Ferrari (2023)
9/10
Michael Mann delivers an intimate complex portrait subject featuring great performances from Adam Driver and Penelope Cruz
12 March 2024
With outstanding performances from Adam Driver and Penelope Cruz, Michael Mann's Ferrari delivers an intimate and complex biopic that leaves a lasting impression of its subject, Enzo Ferrari.

Michael Mann makes a directorial breakthrough, moving away from his trademark realistic high-def crime dramas and turning his meticulous eye into recreating a tiny slice of Ferrari's life, transcending the typical Hollywood biopic reenactment.

The story covers Enzo Ferrari's life in the summer of 1957, dividing between his professional and private life.

At home, Enzo and his business partner and estranged wife Laura are grieving the loss of their son, Dino, who passed away a year ago. Meanwhile, Enzo's mistress Lina pressures Enzo to give their illegitimate son Piero the Ferrari name.

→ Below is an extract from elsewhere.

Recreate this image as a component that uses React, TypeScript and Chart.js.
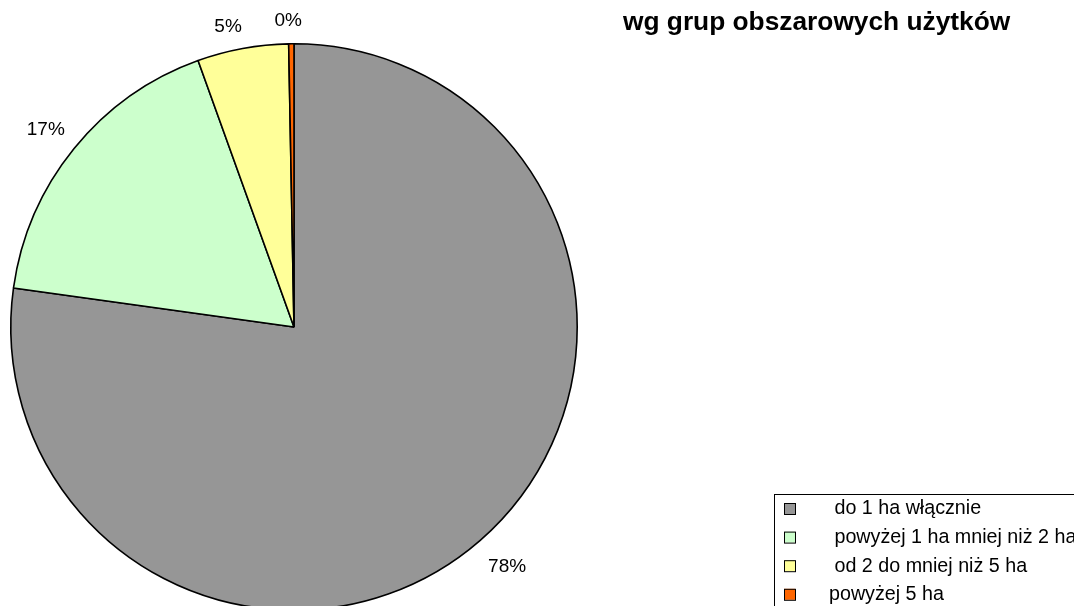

The Ferrari car manufacturing company is financially suffering as he's prepping his Formula 1 racing team for the Mille Miglia, an open road, endurance-based thousand-mile race. To keep his company running, Enzo is forced to merge with Fiat and must convince Laura to sign over her half of the company shares...

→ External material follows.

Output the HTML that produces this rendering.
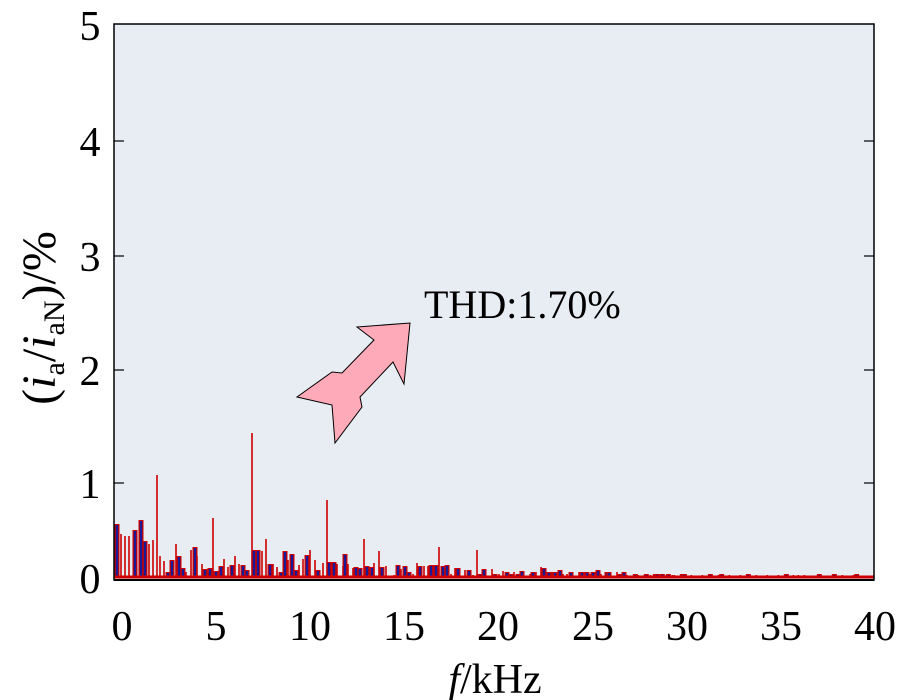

Admittedly, I walked into Ferrari with low expectations. Michael Mann previously went down a rabbit hole of making crime films with high-definition cameras, peaking at Collateral but lost his touch with Public Enemies and Blackhat. Now, I happily stand corrected.

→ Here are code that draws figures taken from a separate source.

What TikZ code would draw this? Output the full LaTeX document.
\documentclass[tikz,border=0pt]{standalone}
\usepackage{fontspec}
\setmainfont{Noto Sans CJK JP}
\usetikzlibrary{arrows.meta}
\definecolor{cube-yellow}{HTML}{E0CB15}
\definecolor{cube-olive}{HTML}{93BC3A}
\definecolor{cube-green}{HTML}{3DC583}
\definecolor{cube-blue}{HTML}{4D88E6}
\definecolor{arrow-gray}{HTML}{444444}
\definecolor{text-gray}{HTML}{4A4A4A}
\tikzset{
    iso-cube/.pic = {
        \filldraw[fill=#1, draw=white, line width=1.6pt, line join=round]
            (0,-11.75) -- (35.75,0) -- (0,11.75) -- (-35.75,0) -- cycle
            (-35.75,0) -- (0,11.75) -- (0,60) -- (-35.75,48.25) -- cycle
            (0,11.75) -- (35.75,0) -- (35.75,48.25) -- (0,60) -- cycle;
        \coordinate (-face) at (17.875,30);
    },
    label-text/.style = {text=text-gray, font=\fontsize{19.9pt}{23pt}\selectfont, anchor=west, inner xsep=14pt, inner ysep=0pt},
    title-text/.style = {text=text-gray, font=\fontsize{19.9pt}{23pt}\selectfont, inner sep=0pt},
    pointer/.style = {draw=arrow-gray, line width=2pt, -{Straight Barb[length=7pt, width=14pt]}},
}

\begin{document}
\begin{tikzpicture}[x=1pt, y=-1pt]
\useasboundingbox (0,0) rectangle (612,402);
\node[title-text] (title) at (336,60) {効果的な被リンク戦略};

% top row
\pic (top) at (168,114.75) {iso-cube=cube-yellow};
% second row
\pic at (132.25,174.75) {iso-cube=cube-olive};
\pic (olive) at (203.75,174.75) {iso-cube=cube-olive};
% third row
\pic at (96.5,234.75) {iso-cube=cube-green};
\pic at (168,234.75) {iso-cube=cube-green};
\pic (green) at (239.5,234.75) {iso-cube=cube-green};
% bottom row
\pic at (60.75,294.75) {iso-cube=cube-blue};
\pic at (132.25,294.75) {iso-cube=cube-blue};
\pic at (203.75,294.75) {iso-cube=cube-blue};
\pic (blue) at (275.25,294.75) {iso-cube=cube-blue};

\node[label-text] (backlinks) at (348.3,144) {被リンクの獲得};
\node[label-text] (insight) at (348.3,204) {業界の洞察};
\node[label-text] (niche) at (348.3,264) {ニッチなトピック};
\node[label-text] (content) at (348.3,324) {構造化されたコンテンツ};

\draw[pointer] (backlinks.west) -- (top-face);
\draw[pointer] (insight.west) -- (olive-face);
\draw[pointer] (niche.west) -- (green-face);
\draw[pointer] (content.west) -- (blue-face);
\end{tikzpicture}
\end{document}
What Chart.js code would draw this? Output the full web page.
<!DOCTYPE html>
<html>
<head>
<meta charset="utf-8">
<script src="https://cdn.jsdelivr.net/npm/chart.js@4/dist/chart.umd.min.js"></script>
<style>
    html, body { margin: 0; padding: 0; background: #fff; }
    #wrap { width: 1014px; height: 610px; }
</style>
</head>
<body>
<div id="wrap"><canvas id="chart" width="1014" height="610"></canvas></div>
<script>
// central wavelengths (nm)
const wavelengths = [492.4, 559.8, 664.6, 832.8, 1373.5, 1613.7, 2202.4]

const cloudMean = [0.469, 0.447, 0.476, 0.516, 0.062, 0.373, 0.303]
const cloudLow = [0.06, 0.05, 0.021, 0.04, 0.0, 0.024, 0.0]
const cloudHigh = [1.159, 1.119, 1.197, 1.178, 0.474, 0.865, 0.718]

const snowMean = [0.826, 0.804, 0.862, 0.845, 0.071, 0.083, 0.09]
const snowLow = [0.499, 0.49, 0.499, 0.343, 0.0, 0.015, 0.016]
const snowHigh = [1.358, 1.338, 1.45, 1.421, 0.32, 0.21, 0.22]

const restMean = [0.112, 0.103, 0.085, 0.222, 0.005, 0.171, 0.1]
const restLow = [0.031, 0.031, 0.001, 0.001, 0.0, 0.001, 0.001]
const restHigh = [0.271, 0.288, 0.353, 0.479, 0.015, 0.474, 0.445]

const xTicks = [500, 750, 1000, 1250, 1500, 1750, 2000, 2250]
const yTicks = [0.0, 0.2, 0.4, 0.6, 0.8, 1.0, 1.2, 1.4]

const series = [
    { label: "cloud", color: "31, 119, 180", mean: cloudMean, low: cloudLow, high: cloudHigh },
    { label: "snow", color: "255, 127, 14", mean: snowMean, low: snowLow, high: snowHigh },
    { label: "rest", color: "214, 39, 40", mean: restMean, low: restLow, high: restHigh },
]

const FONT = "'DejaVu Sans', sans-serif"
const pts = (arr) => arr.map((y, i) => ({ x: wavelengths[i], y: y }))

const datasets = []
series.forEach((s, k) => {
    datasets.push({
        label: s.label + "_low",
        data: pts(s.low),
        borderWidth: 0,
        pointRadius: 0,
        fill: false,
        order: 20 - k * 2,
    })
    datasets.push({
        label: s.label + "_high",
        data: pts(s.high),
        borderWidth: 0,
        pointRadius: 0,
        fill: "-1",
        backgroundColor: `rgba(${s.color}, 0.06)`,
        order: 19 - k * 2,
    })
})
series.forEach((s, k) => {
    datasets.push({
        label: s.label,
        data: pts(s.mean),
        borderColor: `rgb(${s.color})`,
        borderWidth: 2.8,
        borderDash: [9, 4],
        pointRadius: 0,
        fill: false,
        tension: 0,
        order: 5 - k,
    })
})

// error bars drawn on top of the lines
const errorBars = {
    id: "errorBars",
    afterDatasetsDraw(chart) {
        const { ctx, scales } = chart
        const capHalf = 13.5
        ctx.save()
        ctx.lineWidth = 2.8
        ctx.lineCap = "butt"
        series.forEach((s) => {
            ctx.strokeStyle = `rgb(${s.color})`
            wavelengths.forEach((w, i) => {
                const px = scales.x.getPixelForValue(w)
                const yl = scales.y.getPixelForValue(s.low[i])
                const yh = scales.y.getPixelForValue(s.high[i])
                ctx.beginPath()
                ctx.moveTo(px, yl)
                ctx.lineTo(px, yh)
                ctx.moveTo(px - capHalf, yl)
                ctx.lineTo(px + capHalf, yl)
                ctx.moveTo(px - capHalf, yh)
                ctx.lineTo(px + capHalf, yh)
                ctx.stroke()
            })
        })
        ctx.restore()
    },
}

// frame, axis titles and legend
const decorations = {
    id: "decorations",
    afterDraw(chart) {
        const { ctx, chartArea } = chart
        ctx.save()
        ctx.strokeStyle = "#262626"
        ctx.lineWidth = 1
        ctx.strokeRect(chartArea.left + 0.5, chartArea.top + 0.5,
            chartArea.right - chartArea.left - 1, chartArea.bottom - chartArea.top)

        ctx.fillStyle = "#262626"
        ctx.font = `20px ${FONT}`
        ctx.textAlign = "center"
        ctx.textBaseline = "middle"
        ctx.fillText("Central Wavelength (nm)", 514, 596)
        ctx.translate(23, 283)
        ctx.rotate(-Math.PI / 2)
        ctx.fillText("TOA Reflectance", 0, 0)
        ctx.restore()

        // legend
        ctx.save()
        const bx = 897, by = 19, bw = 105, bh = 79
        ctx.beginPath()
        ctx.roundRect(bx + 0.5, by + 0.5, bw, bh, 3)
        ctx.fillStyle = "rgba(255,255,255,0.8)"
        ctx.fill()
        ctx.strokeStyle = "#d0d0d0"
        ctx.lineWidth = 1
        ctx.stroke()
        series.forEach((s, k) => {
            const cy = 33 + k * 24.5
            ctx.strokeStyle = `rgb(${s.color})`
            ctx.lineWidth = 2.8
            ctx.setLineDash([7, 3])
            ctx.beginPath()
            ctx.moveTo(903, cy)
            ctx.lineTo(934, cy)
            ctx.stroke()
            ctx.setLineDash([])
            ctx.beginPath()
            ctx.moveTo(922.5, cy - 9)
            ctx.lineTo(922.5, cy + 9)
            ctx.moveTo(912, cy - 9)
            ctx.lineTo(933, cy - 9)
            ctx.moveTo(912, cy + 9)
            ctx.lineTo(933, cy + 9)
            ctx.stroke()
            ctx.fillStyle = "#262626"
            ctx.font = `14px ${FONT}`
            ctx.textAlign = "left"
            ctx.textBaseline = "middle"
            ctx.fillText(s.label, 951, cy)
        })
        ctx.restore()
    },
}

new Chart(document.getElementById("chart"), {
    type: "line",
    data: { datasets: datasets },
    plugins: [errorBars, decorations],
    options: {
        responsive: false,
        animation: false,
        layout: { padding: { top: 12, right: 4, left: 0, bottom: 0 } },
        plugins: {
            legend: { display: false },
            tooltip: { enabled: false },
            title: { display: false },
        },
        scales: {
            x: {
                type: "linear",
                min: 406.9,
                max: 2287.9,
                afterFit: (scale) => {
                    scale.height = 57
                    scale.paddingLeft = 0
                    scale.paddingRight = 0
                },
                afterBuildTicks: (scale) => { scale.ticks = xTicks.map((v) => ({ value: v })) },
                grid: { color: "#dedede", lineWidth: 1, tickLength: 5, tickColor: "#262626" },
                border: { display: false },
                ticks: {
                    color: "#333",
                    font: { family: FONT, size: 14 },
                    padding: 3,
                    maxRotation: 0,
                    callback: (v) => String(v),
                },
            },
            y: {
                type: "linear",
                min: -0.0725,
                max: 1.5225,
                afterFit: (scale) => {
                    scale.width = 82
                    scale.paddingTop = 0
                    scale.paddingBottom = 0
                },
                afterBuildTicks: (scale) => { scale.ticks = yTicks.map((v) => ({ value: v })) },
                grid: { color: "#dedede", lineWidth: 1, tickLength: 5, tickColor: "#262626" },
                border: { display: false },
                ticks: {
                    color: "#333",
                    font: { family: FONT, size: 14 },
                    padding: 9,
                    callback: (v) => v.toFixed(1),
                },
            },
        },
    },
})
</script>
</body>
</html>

Michael Mann's direction is in top form, masterfully walking the line between documentary realism and drama, allowing the audience to follow Ferrari through perceivably the most dramatic day of his life.

It's an immersive watch. The scenes are written with screenplay economy but are filmed with a realistic lingering time, following Adam Driver walking and driving through town, which gives everything a tangible weight.

Mann captures the essence of Enzo Ferrari, what the man was like, how he lived his life, and perhaps what it felt like to stand next to him.

Adam Driver inhabits the part with a real-life complexity and is convincingly Italian, showing the visionary engineer and entrepreneur, a husband locked between his wife and his mistress, and a father grieving the loss of his son.

The easy cliche approach would have been to play Enzo Ferrari as an autistic, as a shorthand to display his engineering mindset and lay out the highlights sequentially.

Penelope Cruz is electric as Laura, giving the film weight and stakes as the film's centerpiece. Cruz and Driver play a brilliant tennis match in their scenes, creating a strikingly raw dynamic that feels like they've been fighting for years.

The race sequences are nail-bitingly intense, viscerally showing the speed and danger of racing firsthand in the 1950's.

Ferrari is a great film, perhaps even amongst Michael Mann's best. It has the misfortune of being too niche and released in a year where its subject matter is not in the zeitgeist. In another time or place, the film could have been nominated for acting, writing, and directing in this year's awards season.